There is a faintly smutty, sexy quality to this perfume that appeals enormously. There is no musk used here, for obvious reasons, but there is nonetheless a vegetal muskiness that smudges the outlines of the different woods used, almost like ambrette but with none of the green apple peel rosiness that goes along with it. Arbolé Arbolé also shares the same soft, warm “musky cocoa powder” sexiness with Mazzolari Lei and Parfumerie Generale L'Ombre Fauve, both of which also blur the lines between patchouli, musk, and ambery-vanilla aromas so smoothly that the nose doesn't immediately recognize one or the other.

However, those are both perfumes that mix naturals and synthetics, so they may not be the best point of comparison. In the sphere of natural perfumery, I think that Arbolé Arbolé has a similar feel to some of Neil Morris' work in America, especially the slightly grungy, waxy (and surprisingly vintage-smelling) patchouli used to great effect in Prowl. Arbolé Arbolé is smoother and more refined; lighter in texture. Fans of Loree Rodkin's Gothic I might also want to check out Arbolé Arbolé because it shares something of that waxy vanilla-patch vibe.

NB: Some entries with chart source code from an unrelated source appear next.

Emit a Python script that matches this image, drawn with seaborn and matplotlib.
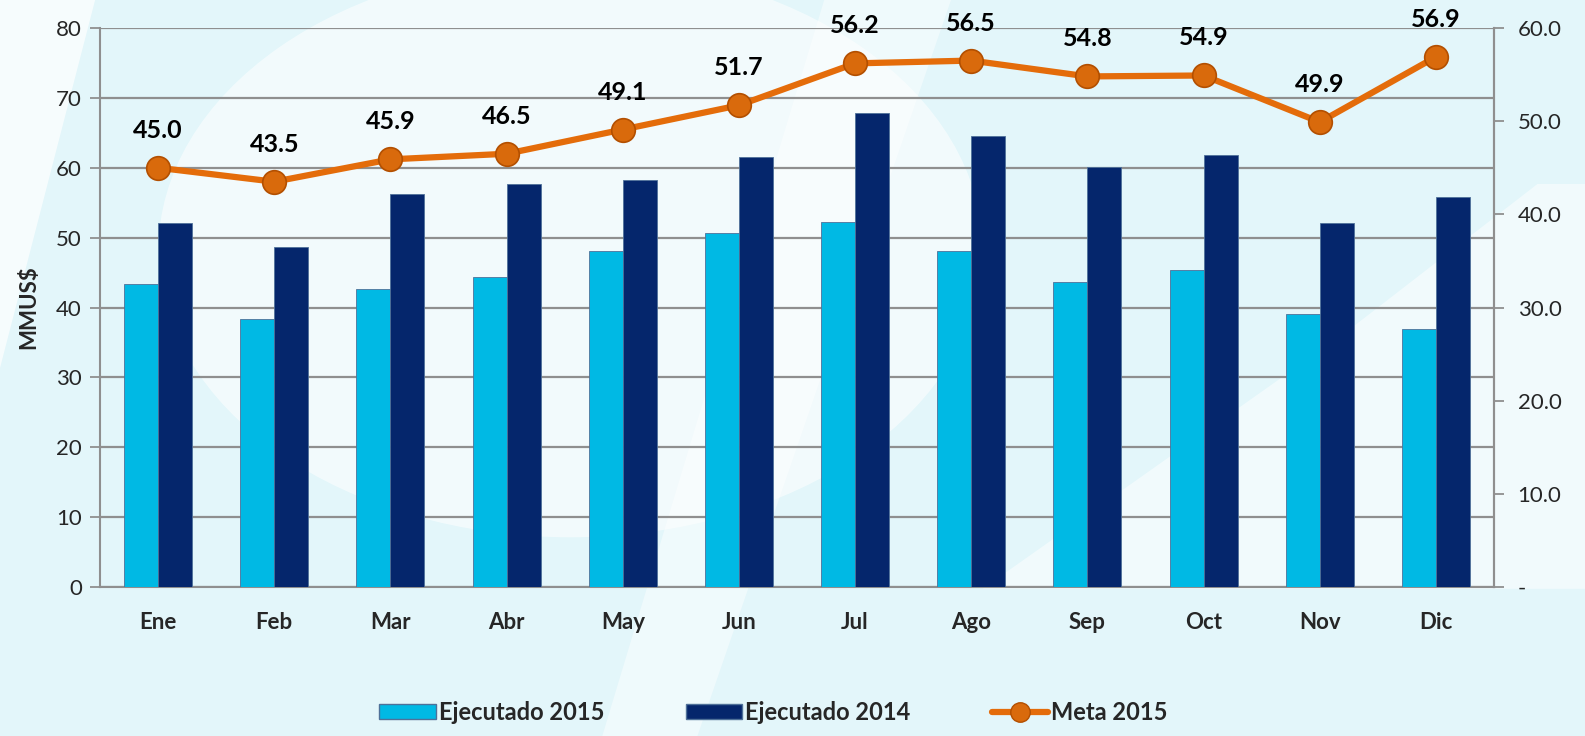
import numpy as np
import pandas as pd
import matplotlib
matplotlib.use("Agg")
import matplotlib.pyplot as plt
import matplotlib.patches as mpatches
from matplotlib.lines import Line2D
import seaborn as sns

months = ["Ene", "Feb", "Mar", "Abr", "May", "Jun", "Jul", "Ago", "Sep", "Oct", "Nov", "Dic"]
ejecutado_2015 = [43.3, 38.3, 42.7, 44.3, 48.1, 50.6, 52.3, 48.1, 43.7, 45.4, 39.1, 36.9]
ejecutado_2014 = [52.1, 48.7, 56.2, 57.7, 58.3, 61.5, 67.9, 64.5, 60.1, 61.8, 52.1, 55.8]
meta_2015 = [45.0, 43.5, 45.9, 46.5, 49.1, 51.7, 56.2, 56.5, 54.8, 54.9, 49.9, 56.9]
left_ticks = [0, 10, 20, 30, 40, 50, 60, 70, 80]
right_ticks = [0, 10, 20, 30, 40, 50, 60]
right_labels = ["-", "10.0", "20.0", "30.0", "40.0", "50.0", "60.0"]
series_names = ["Ejecutado 2015", "Ejecutado 2014"]
line_name = "Meta 2015"

sns.set_theme(style="white")
plt.rcParams["font.family"] = ["Lato", "DejaVu Sans"]

CYAN = "#00b9e4"
NAVY = "#05266c"
ORANGE = "#e46c0a"
GRID = "#8f8f8f"
BG = "#e3f6fa"

df = pd.DataFrame({
    "mes": months * 2,
    "valor": ejecutado_2015 + ejecutado_2014,
    "serie": [series_names[0]] * len(months) + [series_names[1]] * len(months),
})

fig = plt.figure(figsize=(15.85, 7.36), dpi=100, facecolor=BG)

# background decoration axes (behind everything)
bg = fig.add_axes([0, 0, 1, 1], zorder=-10)
bg.set_xlim(0, 1)
bg.set_ylim(0, 1)
bg.axis("off")
bg.add_patch(mpatches.Ellipse((0.36, 0.66), 0.52, 0.78, facecolor="white", alpha=0.55,
                              edgecolor="none"))
bg.add_patch(mpatches.Polygon([[0.0, 1.0], [0.06, 1.0], [0.0, 0.5]], closed=True,
                              facecolor="white", alpha=0.7, edgecolor="none"))
bg.add_patch(mpatches.Polygon([[0.38, 0.0], [0.44, 0.0], [0.60, 1.0], [0.52, 1.0]], closed=True,
                              facecolor="white", alpha=0.45, edgecolor="none"))
bg.add_patch(mpatches.Polygon([[0.62, 0.2], [0.85, 0.55], [0.97, 0.75], [1.0, 0.75], [1.0, 0.2]],
                              closed=True, facecolor="white", alpha=0.5, edgecolor="none"))

ax = fig.add_axes([0.0631, 0.2024, 0.8795, 0.7596], zorder=1)
ax.set_facecolor("none")

sns.barplot(data=df, x="mes", y="valor", hue="serie", order=months, hue_order=series_names,
            palette=[CYAN, NAVY], saturation=1, width=0.585, gap=0, dodge=True, errorbar=None,
            edgecolor="#4f7199", linewidth=0.6, ax=ax, legend=False, zorder=3)

ax.set_xlim(-0.5, len(months) - 0.5)
ax.set_ylim(0, 80)
ax.set_yticks(left_ticks)
ax.set_yticklabels([str(t) for t in left_ticks], fontsize=16)
ax.yaxis.grid(True, color=GRID, linewidth=1.6, zorder=0)
ax.set_axisbelow(True)
ax.set_xticks(range(len(months)))
ax.set_xticklabels(months, fontsize=16, fontweight="bold")
ax.tick_params(axis="x", length=0, pad=18)
ax.set_xticks(np.arange(-0.5, len(months), 1.0), minor=True)
ax.tick_params(axis="x", which="minor", length=7, width=1.3, color=GRID, direction="out")
ax.tick_params(axis="y", length=7, width=1.3, color=GRID, direction="out", pad=6)
ax.set_xlabel("")
ax.set_ylabel("MMUS$", fontsize=16, fontweight="bold", labelpad=12)
for side in ["left", "bottom", "right"]:
    ax.spines[side].set_visible(True)
    ax.spines[side].set_color(GRID)
    ax.spines[side].set_linewidth(1.5)
ax.spines["top"].set_visible(False)

ax2 = ax.twinx()
ax2.set_ylim(0, 60)
x_pos = np.arange(len(months))
sns.lineplot(x=x_pos, y=meta_2015, ax=ax2, color=ORANGE, linewidth=4.5, marker="o",
             markersize=17, markerfacecolor="#d96a0c", markeredgecolor="#b34f00",
             markeredgewidth=1.2, legend=False, zorder=5)
ax2.set_yticks(right_ticks)
ax2.set_yticklabels(right_labels, fontsize=16)
ax2.tick_params(axis="y", length=7, width=1.3, color=GRID, direction="out", pad=10)
for side in ["left", "bottom", "top"]:
    ax2.spines[side].set_visible(False)
ax2.spines["right"].set_color(GRID)
ax2.spines["right"].set_linewidth(1.5)
ax2.grid(False)
ax2.set_xlim(-0.5, len(months) - 0.5)

for i, v in enumerate(meta_2015):
    ax2.annotate(f"{v:.1f}", (i, v), xytext=(0, 27), textcoords="offset points",
                 ha="center", va="center", fontsize=18, fontweight="bold", color="black",
                 annotation_clip=False)

handles = [
    mpatches.Patch(facecolor=CYAN, edgecolor="#4f7199", label=series_names[0]),
    mpatches.Patch(facecolor=NAVY, edgecolor="#4f7199", label=series_names[1]),
    Line2D([0], [0], color=ORANGE, linewidth=4.5, marker="o", markersize=14,
           markerfacecolor="#d96a0c", markeredgecolor="#b34f00", label=line_name),
]
leg = fig.legend(handles=handles, loc="center", bbox_to_anchor=(0.488, 0.032), ncol=3,
                 frameon=False, prop={"size": 17, "weight": "bold"}, handlelength=2.4,
                 handleheight=0.6, handletextpad=0.12, columnspacing=3.45)

fig.savefig("out.png", dpi=100, facecolor=BG)
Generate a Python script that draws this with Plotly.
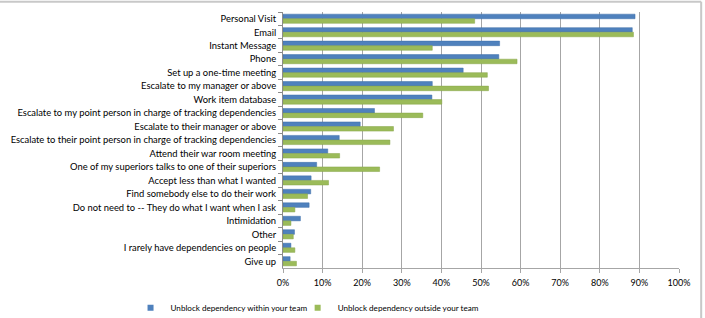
import plotly.graph_objects as go

categories = [
    "Personal Visit",
    "Email",
    "Instant Message",
    "Phone",
    "Set up a one-time meeting",
    "Escalate to my manager or above",
    "Work item database",
    "Escalate to my point person in charge of tracking dependencies",
    "Escalate to their manager or above",
    "Escalate to their point person in charge of tracking dependencies",
    "Attend their war room meeting",
    "One of my superiors talks to one of their superiors",
    "Accept less than what I wanted",
    "Find somebody else to do their work",
    "Do not need to -- They do what I want when I ask",
    "Intimidation",
    "Other",
    "I rarely have dependencies on people",
    "Give up",
]

within_team = [0.889, 0.882, 0.547, 0.545, 0.455, 0.377, 0.376, 0.231, 0.195,
               0.142, 0.113, 0.085, 0.071, 0.070, 0.066, 0.044, 0.029, 0.020, 0.018]
outside_team = [0.484, 0.885, 0.377, 0.591, 0.516, 0.519, 0.401, 0.353, 0.279,
                0.270, 0.143, 0.244, 0.115, 0.062, 0.030, 0.020, 0.026, 0.030, 0.034]

series_names = ["Unblock dependency within your team", "Unblock dependency outside your team"]
x_ticks = [0, 0.1, 0.2, 0.3, 0.4, 0.5, 0.6, 0.7, 0.8, 0.9, 1.0]
x_tick_labels = ["0%", "10%", "20%", "30%", "40%", "50%", "60%", "70%", "80%", "90%", "100%"]

BLUE = "#4F81BD"
GREEN = "#9BBB59"

fig = go.Figure()
fig.add_trace(go.Bar(
    y=categories, x=within_team, orientation="h", name=series_names[0],
    marker=dict(color=BLUE, line=dict(color="#3f6fa8", width=0.5)), showlegend=False,
))
fig.add_trace(go.Bar(
    y=categories, x=outside_team, orientation="h", name=series_names[1],
    marker=dict(color=GREEN, line=dict(color="#86a548", width=0.5)), showlegend=False,
))
# legend entries with small square symbols, one legend per entry for exact placement
for name, col, lg in zip(series_names, [BLUE, GREEN], ["legend", "legend2"]):
    fig.add_trace(go.Scatter(
        x=[None], y=[None], mode="markers", name=name, legend=lg,
        marker=dict(symbol="square", size=6, color=col),
    ))

legend_common = dict(
    orientation="h", xanchor="left", y=-0.155, yanchor="middle",
    font=dict(size=8.1), itemwidth=30, bgcolor="rgba(0,0,0,0)",
)

fig.update_layout(
    width=705, height=318,
    margin=dict(l=283, r=26, t=12, b=50, autoexpand=False),
    paper_bgcolor="white", plot_bgcolor="white",
    barmode="group", bargap=0.32, bargroupgap=0.0,
    font=dict(family="Lato", size=9.4, color="#000000"),
    legend=dict(x=-0.385, **legend_common),
    legend2=dict(x=0.037, **legend_common),
    xaxis=dict(
        range=[0, 1], tickvals=x_ticks, ticktext=x_tick_labels,
        showgrid=True, gridcolor="#a6a6a6", gridwidth=1,
        showline=True, linecolor="#a6a6a6", linewidth=1,
        ticks="outside", ticklen=4, tickcolor="#a6a6a6",
        tickfont=dict(size=9), automargin=False, ticklabelstandoff=2,
        zeroline=False, fixedrange=True,
    ),
    yaxis=dict(
        type="category", autorange="reversed",
        showline=True, linecolor="#8c8c8c", linewidth=1,
        ticks="outside", ticklen=4, tickcolor="#8c8c8c", tickson="boundaries",
        ticklabelstandoff=4,
        showgrid=False, fixedrange=True, automargin=False,
    ),
    shapes=[
        dict(type="line", xref="paper", yref="paper", x0=-0.75, x1=1.056, y0=1.04, y1=1.04,
             line=dict(color="#c8c8c8", width=2)),
        dict(type="line", xref="paper", yref="paper", x0=1.056, x1=1.056, y0=1.04, y1=-0.25,
             line=dict(color="#c8c8c8", width=2)),
    ],
)

fig.write_html("out.html")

Arbolé Arbolé takes its name from a famous Lorca poem where young suitors try to persuade a young girl picking olives to go off with them (but she refuses). In my mind, while wearing the perfume, I can see the golden brown colors Lorca describes when talking about the darkening afternoon light:

When the afternoon had turned
dark brown, with scattered light,
a young man passed by, wearing
roses and myrtle of the moon.

Arbolé Arbolé has incredible sillage and tenacity on my skin for a natural, and yet it never feels muddy or thick. It is a linear but thoroughly warm and sensual experience for me, with only slight transitions in the body of the fragrance from waxy wood smoothie to faintly powdery vanilla. It is sweet in a natural, woody way, and the powdery touch at the end is not excessive. Personally, I absolutely love it.